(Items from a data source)
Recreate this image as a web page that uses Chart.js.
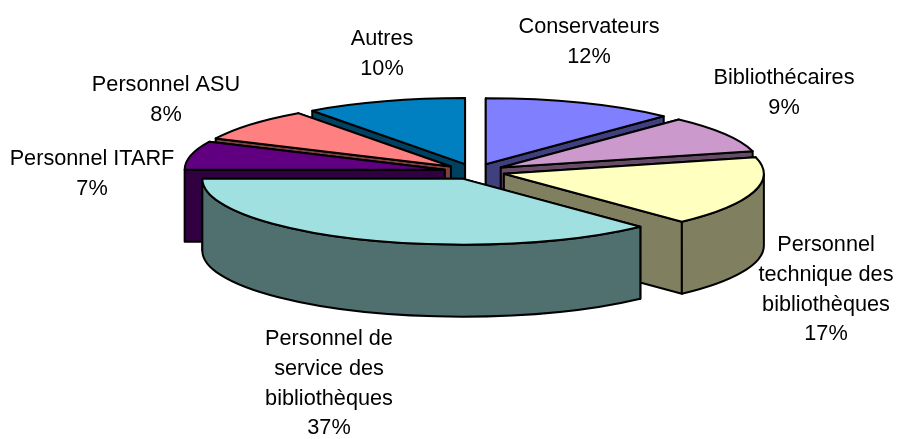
<!DOCTYPE html>
<html>
<head>
<meta charset="utf-8">
<style>
html,body{margin:0;padding:0;background:#fff;overflow:hidden}
#wrap{position:relative;width:898px;height:439px}
</style>
<script src="https://cdn.jsdelivr.net/npm/chart.js@4"></script>
</head>
<body>
<div id="wrap"><canvas id="c" width="898" height="439"></canvas></div>
<script>
const categories = ["Conservateurs","Bibliothécaires","Personnel technique des bibliothèques","Personnel de service des bibliothèques","Personnel ITARF","Personnel ASU","Autres"];
const values = [12,9,17,37,7,8,10];
const labelLines = [["Conservateurs"],["Bibliothécaires"],["Personnel","technique des","bibliothèques"],["Personnel de","service des","bibliothèques"],["Personnel ITARF"],["Personnel ASU"],["Autres"]];
const topColors = ["#8080FF","#CC99CC","#FFFFC0","#A0E0E0","#600080","#FF8080","#0080C0"];
const wallColors = ["#40407F","#664C66","#808060","#507070","#300040","#804040","#004060"];
const labelCenters = [[589,27],[784,78],[826,245],[329,339],[92,159],[166,85],[382,39]];
const labelLineHeight = 29.8;

const tiltPie = {
  id:'tiltPie',
  beforeDatasetDraw(chart,args,opts){
    const arcs = chart.getDatasetMeta(0).data;
    const R = arcs[0].outerRadius;
    const sx = opts.rx/R, sy = opts.ry/R, h = opts.depth;
    const ctx = chart.ctx;
    const order = arcs.map((a,i)=>i).sort((p,q)=>{
      const m=a=>(a.startAngle+a.endAngle)/2;
      return Math.sin(m(arcs[p]))-Math.sin(m(arcs[q]));
    });
    ctx.save();
    ctx.lineWidth = opts.lineWidth;
    ctx.strokeStyle = '#000';
    ctx.lineJoin = 'round';
    for(const i of order){
      const a = arcs[i], mid=(a.startAngle+a.endAngle)/2;
      const off = a.options.offset;
      const cx = a.x + (off*Math.cos(mid))*sx;
      const cy = a.y + (off*Math.sin(mid))*sy;
      const rx = a.outerRadius*sx, ry = a.outerRadius*sy;
      const P = t=>[cx+rx*Math.cos(t), cy+ry*Math.sin(t)];
      ctx.fillStyle = wallColors[i];
      const radial = [a.startAngle,a.endAngle].sort((u,v)=>Math.sin(u)-Math.sin(v));
      for(const t of radial){
        const p=P(t);
        ctx.beginPath();
        ctx.moveTo(cx,cy);ctx.lineTo(p[0],p[1]);ctx.lineTo(p[0],p[1]+h);ctx.lineTo(cx,cy+h);ctx.closePath();
        ctx.fill();ctx.stroke();
      }
      const s=Math.max(a.startAngle,0), e=Math.min(a.endAngle,Math.PI);
      if(e>s){
        ctx.beginPath();
        ctx.ellipse(cx,cy,rx,ry,0,s,e);
        ctx.ellipse(cx,cy+h,rx,ry,0,e,s,true);
        ctx.closePath();
        ctx.fill();ctx.stroke();
      }
      ctx.fillStyle = topColors[i];
      ctx.beginPath();
      ctx.moveTo(cx,cy);
      ctx.ellipse(cx,cy,rx,ry,0,a.startAngle,a.endAngle);
      ctx.closePath();
      ctx.fill();ctx.stroke();
    }
    ctx.restore();
    return false;
  },
  afterDraw(chart,args,opts){
    const ctx=chart.ctx;
    ctx.save();
    ctx.fillStyle='#000';
    ctx.font=opts.font;
    ctx.textAlign='center';
    ctx.textBaseline='middle';
    labelLines.forEach((lines,i)=>{
      const [x,y]=labelCenters[i];
      lines.concat(values[i]+'%').forEach((t,k)=>ctx.fillText(t,x,y+k*labelLineHeight));
    });
    ctx.restore();
  }
};

new Chart(document.getElementById('c'),{
  type:'pie',
  data:{labels:categories,datasets:[{data:values,backgroundColor:topColors,borderColor:'#000',borderWidth:1,offset:19,hoverOffset:0}]},
  options:{
    responsive:false,animation:false,
    layout:{padding:{left:51,bottom:96}},
    plugins:{
      legend:{display:false},tooltip:{enabled:false},
      tiltPie:{rx:260,ry:66,depth:72,lineWidth:2,font:'21.7px "Liberation Sans", Arial, sans-serif'}
    }
  },
  plugins:[tiltPie]
});
</script>
</body>
</html>
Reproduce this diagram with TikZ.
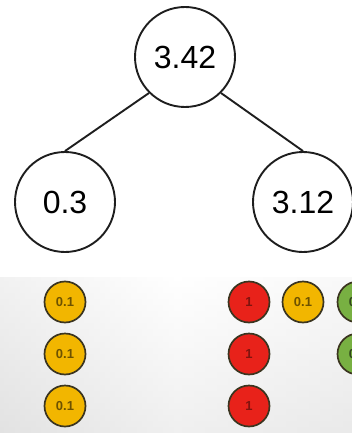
\documentclass[tikz,border=0pt]{standalone}
\usepackage{fontspec}
\setmainfont{Liberation Sans}
\definecolor{ballyellow}{HTML}{F2B600}
\definecolor{ballred}{HTML}{E8221A}
\definecolor{ballgreen}{HTML}{78B042}
\definecolor{ballline}{HTML}{3B3520}
\definecolor{inkline}{HTML}{1E1E1E}
\tikzset{
  value/.style={circle, draw=inkline, line width=1.9pt, fill=white, minimum size=100pt, inner sep=0pt, font=\fontsize{32}{32}\selectfont},
  edge/.style={draw=inkline, line width=1.9pt},
  ball/.style={circle, draw=ballline, line width=1.7pt, minimum size=41pt, inner sep=0pt, font=\fontsize{13}{13}\selectfont\bfseries},
  yball/.style={ball, fill=ballyellow, text=ballyellow!45!black},
  rball/.style={ball, fill=ballred, text=ballred!55!black},
  gball/.style={ball, fill=ballgreen, text=ballgreen!40!black}
}
\begin{document}
\begin{tikzpicture}[x=1pt,y=-1pt]
        \useasboundingbox (0,0) rectangle (352,433);
        \clip (0,0) rectangle (352,433);
        % shaded floor
        \shade[left color=black!13, right color=white] (0,277) rectangle (176,433);
        \shade[left color=white, right color=black!6] (176,277) rectangle (352,433);
        \shade[top color=white, bottom color=black!10, opacity=0.6] (0,277) rectangle (352,433);
        % tree
        \node[value] (root) at (185,57) {3.42};
        \node[value] (left) at (65,202) {0.3};
        \node[value] (right) at (303,202) {3.12};
        \draw[edge] (root.-135) -- (left.north);
        \draw[edge] (root.-45) -- (right.north);
        % balls
        \foreach \row/\y in {1/302,2/354,3/406} {
          \node[yball] (l\row) at (65,\y) {0.1};
          \node[rball] (r\row) at (249,\y) {1};
        }
        \node[yball] (ry) at (303,302) {0.1};
        \node[gball] (g1) at (358,302) {0.1};
        \node[gball] (g2) at (358,354) {0.1};
\end{tikzpicture}
\end{document}
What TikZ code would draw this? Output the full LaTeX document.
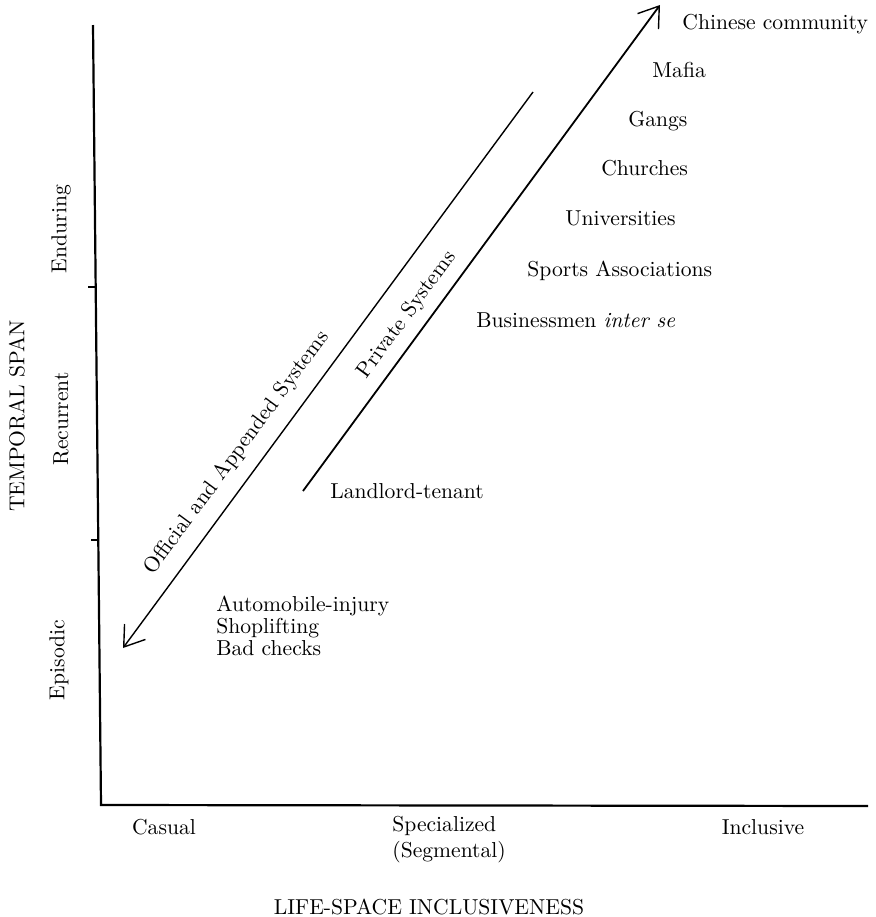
\documentclass[tikz,border=0pt]{standalone}
\usepackage{tikz}
\usetikzlibrary{arrows.meta}
\usetikzlibrary{positioning}

\begin{document}
\begin{tikzpicture}[x=0.5pt, y=-0.5pt,
  every node/.style={font=\fontsize{10.8}{11}\selectfont, inner sep=0pt},
  axis/.style={line width=1.1pt},
  flow/.style={-{Straight Barb[length=9.5pt, width=13pt, line width=0.7pt]}},
  item/.style={anchor=mid west}]
\useasboundingbox (0,0) rectangle (875,917);

% axes
\coordinate (YTop) at (93,25);
\coordinate (Origin) at (101,805);
\coordinate (XEnd) at (868,806);
\draw[axis] (YTop) -- (Origin) -- (XEnd);
\draw[line width=0.8pt] (88,287) -- (97,287);
\draw[line width=0.8pt] (91,540) -- (99,540);

\node[rotate=90] (TemporalSpan) at (17,416) {TEMPORAL SPAN};
\node[rotate=90] (Enduring) at (61,229) {Enduring};
\node[rotate=90] (Recurrent) at (61,419) {Recurrent};
\node[rotate=90] (Episodic) at (59,660) {Episodic};

\node (Casual) at (164,827) {Casual};
\node[item] (Specialized) at (392,827) {Specialized};
\node[item] (Segmental) at (392,853) {(Segmental)};
\node (Inclusive) at (763,827) {Inclusive};
\node (LifeSpace) at (429,907) {LIFE-SPACE INCLUSIVENESS};

% the two systems
\coordinate (OfficialStart) at (533,92);
\coordinate (OfficialEnd) at (123,648);
\coordinate (PrivateStart) at (303,491);
\coordinate (PrivateEnd) at (660,5);
\draw[flow, line width=0.7pt] (OfficialStart) -- (OfficialEnd);
\draw[flow, line width=0.9pt] (PrivateStart) -- (PrivateEnd);
\node[rotate=53.6] (OfficialLabel) at (237,453) {Official and Appended Systems};
\node[rotate=53.7] (PrivateLabel) at (407,315) {Private Systems};

% disputes
\node[item] (Chinese) at (682,25) {Chinese community};
\node[item] (Mafia) at (652,73) {Mafia};
\node[item] (Gangs) at (628,122) {Gangs};
\node[item] (Churches) at (601,171) {Churches};
\node[item] (Universities) at (565,221) {Universities};
\node[item] (Sports) at (527,272) {Sports Associations};
\node[item] (Businessmen) at (476,323) {Businessmen \textit{inter se}};
\node[item] (Landlord) at (330,494) {Landlord-tenant};
\node[item] (Automobile) at (216,607) {Automobile-injury};
\node[item] (Shoplifting) at (216,629) {Shoplifting};
\node[item] (BadChecks) at (216,651) {Bad checks};
\end{tikzpicture}
\end{document}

* **Short exercise**
Repeat exactly, and only, the entries from the line with "What TikZ code" through the line with "(PrivateLabel) at (407,315)". Pictures are skipped.

* **Final result**
What TikZ code would draw this? Output the full LaTeX document.
\documentclass[tikz,border=0pt]{standalone}
\usepackage{tikz}
\usetikzlibrary{arrows.meta}
\usetikzlibrary{positioning}

\begin{document}
\begin{tikzpicture}[x=0.5pt, y=-0.5pt,
  every node/.style={font=\fontsize{10.8}{11}\selectfont, inner sep=0pt},
  axis/.style={line width=1.1pt},
  flow/.style={-{Straight Barb[length=9.5pt, width=13pt, line width=0.7pt]}},
  item/.style={anchor=mid west}]
\useasboundingbox (0,0) rectangle (875,917);

% axes
\coordinate (YTop) at (93,25);
\coordinate (Origin) at (101,805);
\coordinate (XEnd) at (868,806);
\draw[axis] (YTop) -- (Origin) -- (XEnd);
\draw[line width=0.8pt] (88,287) -- (97,287);
\draw[line width=0.8pt] (91,540) -- (99,540);

\node[rotate=90] (TemporalSpan) at (17,416) {TEMPORAL SPAN};
\node[rotate=90] (Enduring) at (61,229) {Enduring};
\node[rotate=90] (Recurrent) at (61,419) {Recurrent};
\node[rotate=90] (Episodic) at (59,660) {Episodic};

\node (Casual) at (164,827) {Casual};
\node[item] (Specialized) at (392,827) {Specialized};
\node[item] (Segmental) at (392,853) {(Segmental)};
\node (Inclusive) at (763,827) {Inclusive};
\node (LifeSpace) at (429,907) {LIFE-SPACE INCLUSIVENESS};

% the two systems
\coordinate (OfficialStart) at (533,92);
\coordinate (OfficialEnd) at (123,648);
\coordinate (PrivateStart) at (303,491);
\coordinate (PrivateEnd) at (660,5);
\draw[flow, line width=0.7pt] (OfficialStart) -- (OfficialEnd);
\draw[flow, line width=0.9pt] (PrivateStart) -- (PrivateEnd);
\node[rotate=53.6] (OfficialLabel) at (237,453) {Official and Appended Systems};
\node[rotate=53.7] (PrivateLabel) at (407,315) {Private Systems};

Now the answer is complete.